Nush ile uslanmayanı etmeli tekdir...

Gülperi Putgül Köybaşı

Blog: Dünyayı Verelim Çocuklara

 

“Nush ile uslanmayanı etmeli tekdir, tekdir ile uslanmayanın hakkı kötektir” den başlar, “dayak cennetten çıkmadır” , “annenin vurduğu yerde gül biter” diye devam eder bu toplumun dayakla münasebeti. Bugün iyice kanıksadığımız şiddet, kadına, çocuğa, daha güçsüz ve savunmasız olana karşı giderek artan bir oranda uygulanmakta, günlük yaşamın doğal seyrine karışıp gitmekte.

Doğduğu andan itibaren olumlu ve olumsuz pek çok karmaşık duyguya sahip olan insan, sağlıklı bir gelişim sürecinde zamanla duygularını tanıma, adlandırma, ifade etme gibi yetileri kazanır. Bu yetileri kazanma işinde ise kendisine yardımcı olacak olan temel kişiler en yakınındaki büyükleri yani ebeveynleridir. Peki ya ebeveynler kendi duygularını tanımak ve ifade etmekte zorlanıyorsa ne olur? Sıklıkla duygular eyleme vurularak ifade edilir ve sözel ya da fiziksel şiddete dönüşür. Kimin neye kızdığını, neyin doğru neyin yanlış olduğunu bile kavrayamadan gelen o tokat, çocuğun sadece yüzüne değil ruhsal yapısının en derilerine inmiştir bir kere. Önceleri belki anlaşılma ihtiyacı ile inatlaşmayı daha da tutturmayı dener çocuk, sonra yavaş yavaş vazgeçer, siner, boyun eğer, ya da tam tersi kontrolsüz bir isyana devam eder. Duygu var ama yok, çocuk için büyük bir karmaşa.  İşte bu çocuğun büyüdüğünü ve anne/baba olduğunu, kendi çocuğu ile aynı çatışmanın içinde olduğunu düşünelim. Büyük olasılıkla baş edemeyecek, bildiği tek yöntemle harekete geçecek ve gerisi gelecektir. Oysa ki öfkelenmek sevmek kadar doğal, bizden bir duygu. Bazen sevdiklerimize, çocuklarımıza öfkeleniriz, bazen onları sevmediğimizi hissedebiliriz hatta bazen onları şöyle yakasından tutup çok uzağa fırlatmak isteyebiliriz. Bu bizi kötü anne/baba yapmaz, duyguları olan normal bir insanızdır sadece.
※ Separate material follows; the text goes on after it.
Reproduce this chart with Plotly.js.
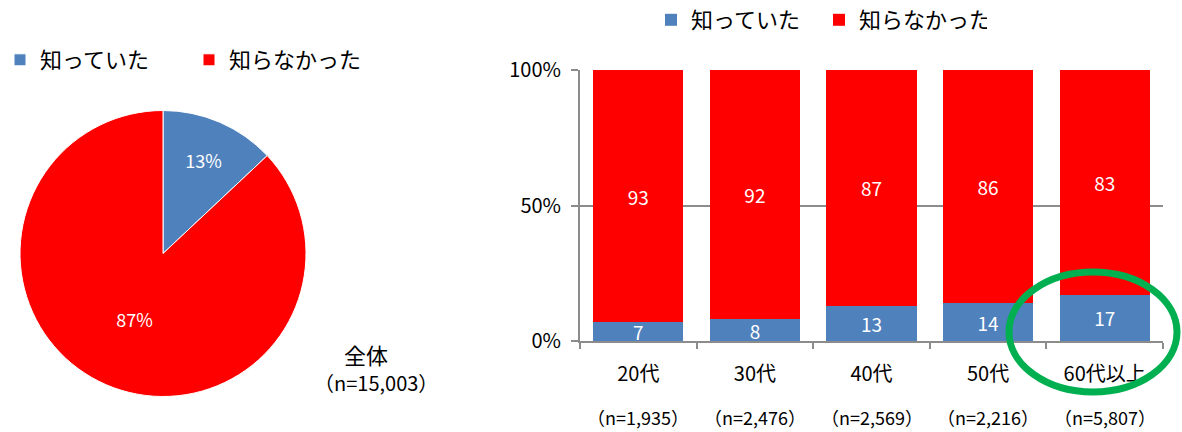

Peki bir diğerine uygulanan şiddetin nedenleri sadece kişinin ebeveynleri ile kurmuş olduğu ilişkiyle açıklanabilir mi? Dayağı eğitimin doğal bir parçası olarak kabul eden bir toplumun içinde büyüyen çocuk, evde şiddetle tanışmasa bile şiddetten arınmış bir yaşam sürebilir mi? Okulda, sokakta, televizyonda, bilgisayar başında nerdeyse yaşamın her alanında açık ya da örtülü bir biçimde şiddeti izlerken hem de.  Düzenin kendisi şiddetten beslendiğinden elindeki tüm araçlarını sunar önümüze. Daha güçlü olmak ve kontrolü elinde tutmak için mecburdur gereğinde baş kaldıranı ezmeye, bazılarını da bu işler için kullanmaya. Bazen para, bazen din, bazen milli çıkarlar şiddeti meşru kılmak için kullanılır yeri geldiğinde. Evde bir çocuğa, bir kadına kalkan el, sadece anlık bir öfke ile açıklanabilecek kadar masum değildir. Eşitliğe, adalete, özgürlüğe, insanca yaşama karşı kalkmıştır o el, kişi farkında olmasa bile. Düzenin sürmesi uğruna katledilen, işkence edilen, tecavüz edilen çocuklara değen ellerden farkı kalmaz o elin. Kendisinden daha güçsüz olana, savunmasız olana uyguladığı şiddet, insanı başka bir şeye dönüştürmüştür artık.